## Data section
┌──
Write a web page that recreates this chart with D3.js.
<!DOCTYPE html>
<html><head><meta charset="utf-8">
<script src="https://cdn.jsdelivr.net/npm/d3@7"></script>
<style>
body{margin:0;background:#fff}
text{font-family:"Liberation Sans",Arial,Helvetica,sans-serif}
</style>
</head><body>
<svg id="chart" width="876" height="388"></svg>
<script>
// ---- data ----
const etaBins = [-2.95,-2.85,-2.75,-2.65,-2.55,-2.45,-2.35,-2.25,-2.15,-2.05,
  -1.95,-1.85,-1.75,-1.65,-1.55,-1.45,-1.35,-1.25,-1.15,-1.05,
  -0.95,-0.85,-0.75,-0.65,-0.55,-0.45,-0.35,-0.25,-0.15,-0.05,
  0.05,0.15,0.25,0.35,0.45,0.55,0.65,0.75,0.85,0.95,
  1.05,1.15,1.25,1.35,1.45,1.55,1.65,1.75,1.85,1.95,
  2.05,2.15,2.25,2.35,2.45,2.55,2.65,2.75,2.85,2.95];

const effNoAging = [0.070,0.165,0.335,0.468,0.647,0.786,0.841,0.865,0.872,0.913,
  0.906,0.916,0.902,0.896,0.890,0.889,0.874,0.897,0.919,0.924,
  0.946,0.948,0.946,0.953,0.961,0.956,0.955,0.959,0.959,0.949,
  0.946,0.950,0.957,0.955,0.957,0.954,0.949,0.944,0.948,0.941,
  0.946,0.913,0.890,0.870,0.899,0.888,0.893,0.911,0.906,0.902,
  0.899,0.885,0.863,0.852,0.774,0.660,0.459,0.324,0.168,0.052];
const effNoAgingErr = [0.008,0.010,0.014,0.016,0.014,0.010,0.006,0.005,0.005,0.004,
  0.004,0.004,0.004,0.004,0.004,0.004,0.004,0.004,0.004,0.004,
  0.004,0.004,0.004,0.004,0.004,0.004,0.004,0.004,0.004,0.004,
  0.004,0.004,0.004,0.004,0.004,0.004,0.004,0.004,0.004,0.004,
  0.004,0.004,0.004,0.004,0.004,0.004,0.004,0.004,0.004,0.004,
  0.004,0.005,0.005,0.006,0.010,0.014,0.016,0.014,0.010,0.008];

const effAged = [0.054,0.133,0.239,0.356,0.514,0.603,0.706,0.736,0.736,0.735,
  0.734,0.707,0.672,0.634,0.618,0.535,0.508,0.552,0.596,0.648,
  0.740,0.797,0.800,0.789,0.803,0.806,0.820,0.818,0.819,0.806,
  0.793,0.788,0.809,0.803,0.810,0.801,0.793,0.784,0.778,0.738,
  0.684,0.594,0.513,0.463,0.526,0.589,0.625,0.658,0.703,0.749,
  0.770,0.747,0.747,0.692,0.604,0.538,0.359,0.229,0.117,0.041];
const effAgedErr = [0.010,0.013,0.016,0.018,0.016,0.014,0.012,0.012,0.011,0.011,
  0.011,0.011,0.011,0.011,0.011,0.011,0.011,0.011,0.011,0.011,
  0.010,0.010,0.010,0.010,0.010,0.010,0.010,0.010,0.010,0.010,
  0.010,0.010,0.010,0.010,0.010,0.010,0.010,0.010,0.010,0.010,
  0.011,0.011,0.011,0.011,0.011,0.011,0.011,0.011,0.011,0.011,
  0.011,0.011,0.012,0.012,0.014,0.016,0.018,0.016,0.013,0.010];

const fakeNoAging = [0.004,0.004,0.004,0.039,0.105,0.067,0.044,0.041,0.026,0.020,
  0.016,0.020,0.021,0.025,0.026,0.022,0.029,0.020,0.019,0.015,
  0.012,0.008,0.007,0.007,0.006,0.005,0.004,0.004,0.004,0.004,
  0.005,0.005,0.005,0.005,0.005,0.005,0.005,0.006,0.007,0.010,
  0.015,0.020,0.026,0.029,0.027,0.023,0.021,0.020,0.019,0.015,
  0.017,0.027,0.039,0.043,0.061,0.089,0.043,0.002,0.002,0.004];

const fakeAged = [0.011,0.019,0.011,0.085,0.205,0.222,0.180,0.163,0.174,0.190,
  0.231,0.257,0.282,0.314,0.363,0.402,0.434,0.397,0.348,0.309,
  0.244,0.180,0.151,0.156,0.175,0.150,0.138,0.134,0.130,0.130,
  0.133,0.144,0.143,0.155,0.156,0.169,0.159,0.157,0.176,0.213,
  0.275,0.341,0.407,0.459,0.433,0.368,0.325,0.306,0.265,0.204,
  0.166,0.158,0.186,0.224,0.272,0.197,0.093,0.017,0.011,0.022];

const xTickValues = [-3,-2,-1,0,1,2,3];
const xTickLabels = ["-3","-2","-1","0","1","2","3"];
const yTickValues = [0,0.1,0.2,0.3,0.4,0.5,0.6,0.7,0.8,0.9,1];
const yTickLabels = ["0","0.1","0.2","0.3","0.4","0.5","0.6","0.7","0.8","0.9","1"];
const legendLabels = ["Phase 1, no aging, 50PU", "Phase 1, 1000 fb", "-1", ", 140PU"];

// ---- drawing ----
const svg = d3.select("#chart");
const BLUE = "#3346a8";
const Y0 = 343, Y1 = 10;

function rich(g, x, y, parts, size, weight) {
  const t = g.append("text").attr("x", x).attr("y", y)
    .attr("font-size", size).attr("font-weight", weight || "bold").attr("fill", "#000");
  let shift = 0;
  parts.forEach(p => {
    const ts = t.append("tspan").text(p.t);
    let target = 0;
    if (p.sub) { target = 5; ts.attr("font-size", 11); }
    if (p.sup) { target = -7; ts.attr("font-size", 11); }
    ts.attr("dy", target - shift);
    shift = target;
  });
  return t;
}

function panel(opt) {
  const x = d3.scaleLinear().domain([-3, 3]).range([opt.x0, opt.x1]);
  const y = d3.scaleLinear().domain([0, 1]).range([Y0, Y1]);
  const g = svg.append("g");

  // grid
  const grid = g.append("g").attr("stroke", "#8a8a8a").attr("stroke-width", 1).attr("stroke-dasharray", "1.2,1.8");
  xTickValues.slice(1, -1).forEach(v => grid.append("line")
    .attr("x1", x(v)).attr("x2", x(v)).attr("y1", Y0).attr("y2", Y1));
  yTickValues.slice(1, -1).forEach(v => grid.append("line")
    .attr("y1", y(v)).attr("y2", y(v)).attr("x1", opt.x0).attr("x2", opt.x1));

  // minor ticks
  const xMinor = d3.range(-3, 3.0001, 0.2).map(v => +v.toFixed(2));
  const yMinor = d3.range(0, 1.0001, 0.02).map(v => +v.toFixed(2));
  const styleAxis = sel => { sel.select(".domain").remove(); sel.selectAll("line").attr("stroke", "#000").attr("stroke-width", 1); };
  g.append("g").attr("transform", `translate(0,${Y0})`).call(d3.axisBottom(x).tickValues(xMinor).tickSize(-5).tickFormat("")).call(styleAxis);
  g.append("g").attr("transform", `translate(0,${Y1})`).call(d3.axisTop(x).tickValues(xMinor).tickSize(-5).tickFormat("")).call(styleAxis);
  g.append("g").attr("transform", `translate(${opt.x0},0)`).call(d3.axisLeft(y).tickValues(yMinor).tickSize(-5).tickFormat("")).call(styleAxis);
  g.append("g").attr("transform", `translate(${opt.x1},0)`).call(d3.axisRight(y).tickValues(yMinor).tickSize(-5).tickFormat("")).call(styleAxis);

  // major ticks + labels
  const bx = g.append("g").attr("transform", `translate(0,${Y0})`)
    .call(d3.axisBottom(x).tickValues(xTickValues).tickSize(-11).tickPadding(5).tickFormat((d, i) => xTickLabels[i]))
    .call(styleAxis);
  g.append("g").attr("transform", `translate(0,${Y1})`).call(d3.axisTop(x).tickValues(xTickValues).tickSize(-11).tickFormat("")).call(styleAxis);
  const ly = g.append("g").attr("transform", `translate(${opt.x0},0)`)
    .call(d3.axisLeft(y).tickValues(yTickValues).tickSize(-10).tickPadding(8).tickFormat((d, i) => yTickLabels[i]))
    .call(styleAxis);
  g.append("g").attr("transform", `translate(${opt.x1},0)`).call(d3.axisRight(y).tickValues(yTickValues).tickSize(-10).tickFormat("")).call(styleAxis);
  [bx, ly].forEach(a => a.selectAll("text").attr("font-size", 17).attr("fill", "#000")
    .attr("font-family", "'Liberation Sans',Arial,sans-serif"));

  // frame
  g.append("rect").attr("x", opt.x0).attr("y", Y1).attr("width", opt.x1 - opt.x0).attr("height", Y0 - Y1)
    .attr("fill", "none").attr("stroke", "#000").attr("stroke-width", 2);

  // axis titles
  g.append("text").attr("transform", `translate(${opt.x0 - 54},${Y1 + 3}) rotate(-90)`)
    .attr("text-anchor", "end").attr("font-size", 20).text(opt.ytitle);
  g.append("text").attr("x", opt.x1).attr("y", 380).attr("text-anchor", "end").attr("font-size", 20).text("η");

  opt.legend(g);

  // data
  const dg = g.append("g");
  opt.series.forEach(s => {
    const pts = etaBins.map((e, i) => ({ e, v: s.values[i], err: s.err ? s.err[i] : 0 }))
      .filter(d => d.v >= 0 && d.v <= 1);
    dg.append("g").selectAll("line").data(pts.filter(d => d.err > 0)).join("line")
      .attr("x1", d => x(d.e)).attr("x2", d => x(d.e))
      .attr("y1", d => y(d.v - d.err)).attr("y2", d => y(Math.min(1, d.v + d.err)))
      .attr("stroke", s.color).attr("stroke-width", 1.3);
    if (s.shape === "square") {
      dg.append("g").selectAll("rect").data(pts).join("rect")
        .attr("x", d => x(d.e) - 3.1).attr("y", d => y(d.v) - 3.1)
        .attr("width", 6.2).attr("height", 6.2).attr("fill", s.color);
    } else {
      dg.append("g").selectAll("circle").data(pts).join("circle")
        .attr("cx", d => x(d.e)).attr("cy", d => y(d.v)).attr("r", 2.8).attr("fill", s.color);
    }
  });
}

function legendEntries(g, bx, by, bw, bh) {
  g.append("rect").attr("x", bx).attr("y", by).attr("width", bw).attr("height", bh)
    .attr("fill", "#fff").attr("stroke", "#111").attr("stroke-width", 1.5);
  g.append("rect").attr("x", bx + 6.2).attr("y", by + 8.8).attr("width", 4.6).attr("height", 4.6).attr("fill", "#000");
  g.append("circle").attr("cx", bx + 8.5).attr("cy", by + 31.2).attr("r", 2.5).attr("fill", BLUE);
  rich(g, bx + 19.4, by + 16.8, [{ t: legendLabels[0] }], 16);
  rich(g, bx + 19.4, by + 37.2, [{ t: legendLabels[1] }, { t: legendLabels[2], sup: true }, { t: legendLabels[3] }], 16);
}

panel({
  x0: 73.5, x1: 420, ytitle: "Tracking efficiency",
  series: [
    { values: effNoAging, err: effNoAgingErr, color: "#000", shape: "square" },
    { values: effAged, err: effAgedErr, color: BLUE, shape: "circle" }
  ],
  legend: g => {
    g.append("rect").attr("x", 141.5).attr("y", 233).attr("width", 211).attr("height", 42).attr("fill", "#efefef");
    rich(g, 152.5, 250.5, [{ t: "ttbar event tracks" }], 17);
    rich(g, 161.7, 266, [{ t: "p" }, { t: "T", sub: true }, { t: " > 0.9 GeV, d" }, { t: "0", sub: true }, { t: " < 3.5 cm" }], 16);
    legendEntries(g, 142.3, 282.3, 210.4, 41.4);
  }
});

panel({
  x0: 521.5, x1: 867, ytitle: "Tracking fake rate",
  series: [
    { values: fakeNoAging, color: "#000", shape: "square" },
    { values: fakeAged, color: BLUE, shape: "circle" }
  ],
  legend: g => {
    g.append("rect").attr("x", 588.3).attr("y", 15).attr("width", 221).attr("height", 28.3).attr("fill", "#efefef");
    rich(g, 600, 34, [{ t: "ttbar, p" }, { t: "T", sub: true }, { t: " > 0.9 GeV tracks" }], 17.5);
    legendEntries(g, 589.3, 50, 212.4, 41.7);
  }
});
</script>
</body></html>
└──
Every line that holds the word "chart" should be extracted.

## The response
Write a web page that recreates this chart with D3.js.
<svg id="chart" width="876" height="388"></svg>
const svg = d3.select("#chart");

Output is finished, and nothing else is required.